Contamination control: only commits after 2026-02-01 are mined — past the model’s (~Jan 2026) training cutoff — so the maintainer’s real test was never in training data. (This is why naming the model matters: the cutoff control is only meaningful relative to a specific model.)
Honest caveats: sonnet-4-6 is a released alias, not a frozen dated snapshot; the LLM judge runs at the API’s default sampling, not temperature 0 — mitigated by seeded blinding and k=3 rollouts per commit for variance.

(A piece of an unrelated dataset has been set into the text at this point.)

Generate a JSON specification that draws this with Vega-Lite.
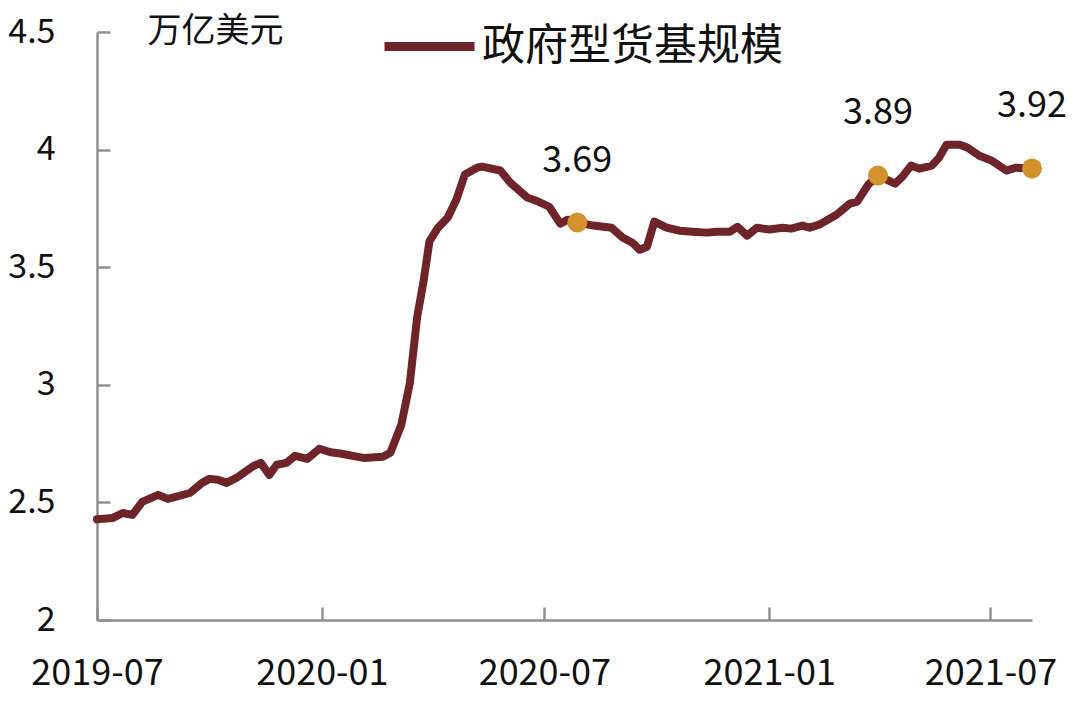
{
  "$schema": "https://vega.github.io/schema/vega-lite/v6.json",
  "width": 935,
  "height": 588,
  "autosize": {"type": "none"},
  "padding": {"left": 97, "top": 32, "right": 48, "bottom": 104},
  "background": "#ffffff",
  "config": {"view": {"stroke": null}},
  "datasets": {
    "series": [
      {"date": "2019-07-01", "value": 2.428},
      {"date": "2019-07-14", "value": 2.434},
      {"date": "2019-07-22", "value": 2.455},
      {"date": "2019-07-30", "value": 2.447},
      {"date": "2019-08-07", "value": 2.502},
      {"date": "2019-08-20", "value": 2.532},
      {"date": "2019-08-28", "value": 2.515},
      {"date": "2019-09-15", "value": 2.540},
      {"date": "2019-09-25", "value": 2.583},
      {"date": "2019-10-01", "value": 2.600},
      {"date": "2019-10-08", "value": 2.596},
      {"date": "2019-10-15", "value": 2.583},
      {"date": "2019-10-23", "value": 2.604},
      {"date": "2019-11-06", "value": 2.655},
      {"date": "2019-11-12", "value": 2.668},
      {"date": "2019-11-19", "value": 2.617},
      {"date": "2019-11-25", "value": 2.660},
      {"date": "2019-12-03", "value": 2.668},
      {"date": "2019-12-10", "value": 2.698},
      {"date": "2019-12-20", "value": 2.685},
      {"date": "2019-12-30", "value": 2.728},
      {"date": "2020-01-08", "value": 2.713},
      {"date": "2020-01-16", "value": 2.708},
      {"date": "2020-02-04", "value": 2.689},
      {"date": "2020-02-20", "value": 2.694},
      {"date": "2020-02-26", "value": 2.711},
      {"date": "2020-03-06", "value": 2.830},
      {"date": "2020-03-13", "value": 3.009},
      {"date": "2020-03-19", "value": 3.290},
      {"date": "2020-03-24", "value": 3.434},
      {"date": "2020-03-29", "value": 3.610},
      {"date": "2020-04-05", "value": 3.668},
      {"date": "2020-04-13", "value": 3.711},
      {"date": "2020-04-20", "value": 3.787},
      {"date": "2020-04-27", "value": 3.894},
      {"date": "2020-05-07", "value": 3.923},
      {"date": "2020-05-11", "value": 3.928},
      {"date": "2020-05-26", "value": 3.911},
      {"date": "2020-06-03", "value": 3.860},
      {"date": "2020-06-17", "value": 3.796},
      {"date": "2020-06-26", "value": 3.779},
      {"date": "2020-07-05", "value": 3.757},
      {"date": "2020-07-14", "value": 3.685},
      {"date": "2020-07-20", "value": 3.702},
      {"date": "2020-07-28", "value": 3.690},
      {"date": "2020-08-10", "value": 3.677},
      {"date": "2020-08-25", "value": 3.668},
      {"date": "2020-09-03", "value": 3.626},
      {"date": "2020-09-11", "value": 3.604},
      {"date": "2020-09-17", "value": 3.574},
      {"date": "2020-09-23", "value": 3.587},
      {"date": "2020-09-29", "value": 3.694},
      {"date": "2020-10-09", "value": 3.668},
      {"date": "2020-10-20", "value": 3.655},
      {"date": "2020-10-30", "value": 3.651},
      {"date": "2020-11-11", "value": 3.647},
      {"date": "2020-11-19", "value": 3.651},
      {"date": "2020-11-30", "value": 3.651},
      {"date": "2020-12-06", "value": 3.672},
      {"date": "2020-12-14", "value": 3.634},
      {"date": "2020-12-22", "value": 3.668},
      {"date": "2021-01-01", "value": 3.660},
      {"date": "2021-01-12", "value": 3.668},
      {"date": "2021-01-19", "value": 3.664},
      {"date": "2021-01-28", "value": 3.677},
      {"date": "2021-02-03", "value": 3.668},
      {"date": "2021-02-11", "value": 3.681},
      {"date": "2021-02-25", "value": 3.723},
      {"date": "2021-03-08", "value": 3.770},
      {"date": "2021-03-14", "value": 3.779},
      {"date": "2021-03-23", "value": 3.851},
      {"date": "2021-03-31", "value": 3.890},
      {"date": "2021-04-07", "value": 3.872},
      {"date": "2021-04-14", "value": 3.855},
      {"date": "2021-04-20", "value": 3.885},
      {"date": "2021-04-27", "value": 3.932},
      {"date": "2021-05-04", "value": 3.919},
      {"date": "2021-05-14", "value": 3.932},
      {"date": "2021-05-20", "value": 3.966},
      {"date": "2021-05-26", "value": 4.021},
      {"date": "2021-06-06", "value": 4.021},
      {"date": "2021-06-12", "value": 4.009},
      {"date": "2021-06-22", "value": 3.974},
      {"date": "2021-07-02", "value": 3.953},
      {"date": "2021-07-14", "value": 3.911},
      {"date": "2021-07-22", "value": 3.923},
      {"date": "2021-08-04", "value": 3.920}
    ],
    "marks": [
      {"date": "2020-07-28", "value": 3.69, "label": "3.69"},
      {"date": "2021-03-31", "value": 3.89, "label": "3.89"},
      {"date": "2021-08-04", "value": 3.92, "label": "3.92"}
    ]
  },
  "encoding": {
    "x": {
      "field": "date",
      "type": "temporal",
      "scale": {
        "type": "utc",
        "domain": [
          {"year": 2019, "month": 7, "date": 1, "utc": true},
          {"year": 2021, "month": 8, "date": 4, "utc": true}
        ],
        "nice": false
      },
      "axis": {
        "title": null,
        "values": [
          {"year": 2019, "month": 7, "date": 1, "utc": true},
          {"year": 2020, "month": 1, "date": 1, "utc": true},
          {"year": 2020, "month": 7, "date": 1, "utc": true},
          {"year": 2021, "month": 1, "date": 1, "utc": true},
          {"year": 2021, "month": 7, "date": 1, "utc": true}
        ],
        "labelExpr": "utcFormat(datum.value, '%Y-%m')",
        "grid": false,
        "domainColor": "#8f8f8f",
        "domainWidth": 2.5,
        "tickColor": "#8f8f8f",
        "tickWidth": 2.5,
        "tickSize": -13,
        "labelPadding": 49,
        "labelFont": "Noto Sans CJK SC",
        "labelFontSize": 36,
        "labelColor": "#111111",
        "labelFlush": false,
        "labelOverlap": false
      }
    },
    "y": {
      "field": "value",
      "type": "quantitative",
      "scale": {"domain": [2, 4.5], "nice": false, "zero": false},
      "axis": {
        "values": [2, 2.5, 3, 3.5, 4, 4.5],
        "format": "~g",
        "grid": false,
        "domainColor": "#8f8f8f",
        "domainWidth": 2.5,
        "tickColor": "#8f8f8f",
        "tickWidth": 2.5,
        "tickSize": -13,
        "labelPadding": 55,
        "labelFont": "Noto Sans CJK SC",
        "labelFontSize": 34,
        "labelColor": "#111111",
        "labelFlush": false,
        "labelOverlap": false,
        "title": "万亿美元",
        "titleAngle": 0,
        "titleAlign": "left",
        "titleBaseline": "middle",
        "titleX": 50,
        "titleY": -1,
        "titleFont": "Noto Sans CJK SC",
        "titleFontSize": 34,
        "titleFontWeight": "normal",
        "titleColor": "#111111"
      }
    }
  },
  "layer": [
    {
      "data": {"name": "series"},
      "mark": {"type": "line", "strokeWidth": 8, "strokeJoin": "round", "strokeCap": "round"},
      "encoding": {
        "color": {
          "datum": "政府型货基规模",
          "type": "nominal",
          "scale": {"range": ["#6E2428"]},
          "legend": {
            "title": null,
            "orient": "none",
            "legendX": 283,
            "legendY": -35,
            "padding": 0,
            "symbolType": "stroke",
            "symbolSize": 8100,
            "symbolStrokeWidth": 9,
            "labelFont": "Noto Sans CJK SC",
            "labelFontSize": 43,
            "labelColor": "#111111",
            "labelOffset": 3,
            "labelLimit": 500
          }
        }
      }
    },
    {
      "data": {"name": "marks"},
      "mark": {"type": "point", "filled": true, "size": 400, "opacity": 1, "color": "#D3922E"}
    },
    {
      "data": {"name": "marks"},
      "mark": {"type": "text", "dy": -62, "baseline": "middle", "align": "center", "font": "Noto Sans CJK SC", "fontSize": 36, "color": "#111111"},
      "encoding": {"text": {"field": "label"}}
    }
  ]
}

An independent judge from a different model family is the obvious next hardening step.

Repository layout

Path	What
`src/atw/retrieval/test_finder.py`	Findtest algorithm: import graph + co-modification history + quality scoring
`src/atw/mcp/server.py`	MCP server exposing findtest as `find_related_tests` + `find_helpers`
`src/atw/harness/sandbox.py`	Worktree setup with v2 deletion protocol and git-strip
`src/atw/metrics/`	Alignment (AST), behavioral judge, conformity/taste, location discovery
`src/atw/graph/`	Repo knowledge graph: import edges + co-modification pairs + quality scoring
`scripts/run_experiment.py`	Run A1 vs A2 over a commit slice (resumable, rate-limit safe)
`scripts/analyze_v2.py`	Statistical analysis: alignment CI, judge win-rate, adoption, location
`scripts/run_conformity.py`	Taste/indistinguishability eval
`docs/methodology.md`	Full experiment design, controls, metrics, disclosed decisions
`docs/roadmap.md`	Full results history: v1 null, apparatus bugs found and fixed, v2 findings
`docs/v2-runbook.md`	Self-contained guide to reproduce the study
`tests/`	Unit tests for harness, retrieval, metrics

Quickstart

python -m venv .venv && source .venv/bin/activate
pip install -e ".[dev]"
cp .env.example .env   # add ANTHROPIC_API_KEY for judge/conformity scoring

# Run the study on dbt-core (~$20 API credit, ~8h serial)
ATW_REPO=dbt-core .venv/bin/python scripts/run_experiment.py \
  --protocol v2 --n 25 --exp-id v2-dbt-core --arms A1 A2

# Score and analyze
ATW_REPO=dbt-core .venv/bin/python scripts/run_judge.py --exp-id v2-dbt-core --arm-a A1 --arm-b A2
ATW_REPO=dbt-core .venv/bin/python scripts/score_location.py --exp-id v2-dbt-core
ATW_REPO=dbt-core .venv/bin/python scripts/run_conformity.py --exp-id v2-dbt-core --arms A1 A2
.venv/bin/python scripts/analyze_v2.py --exp-ids v2-dbt-core v2-pydantic v2-sqlalchemy

See docs/v2-runbook.md for the complete reproduction guide.

Prior art

Existing benchmarks (TestGenEval, SWT-Bench, TestExplora) evaluate models on test generation. This study evaluates a retrieval tool: does semantic test-mapping scaffolding change agentic outcomes when holding the model constant? The deletion-protocol design and voluntary-adoption metric are not present in published benchmarks as of June 2026.

Honest measurement is the brand. Every repo in this three-part series reports its own null or limitation, not a vanity number — here, v1 was a clean negative result (findtest lost when grep could already find the test), and findtest is null on flat/standard codebases by design.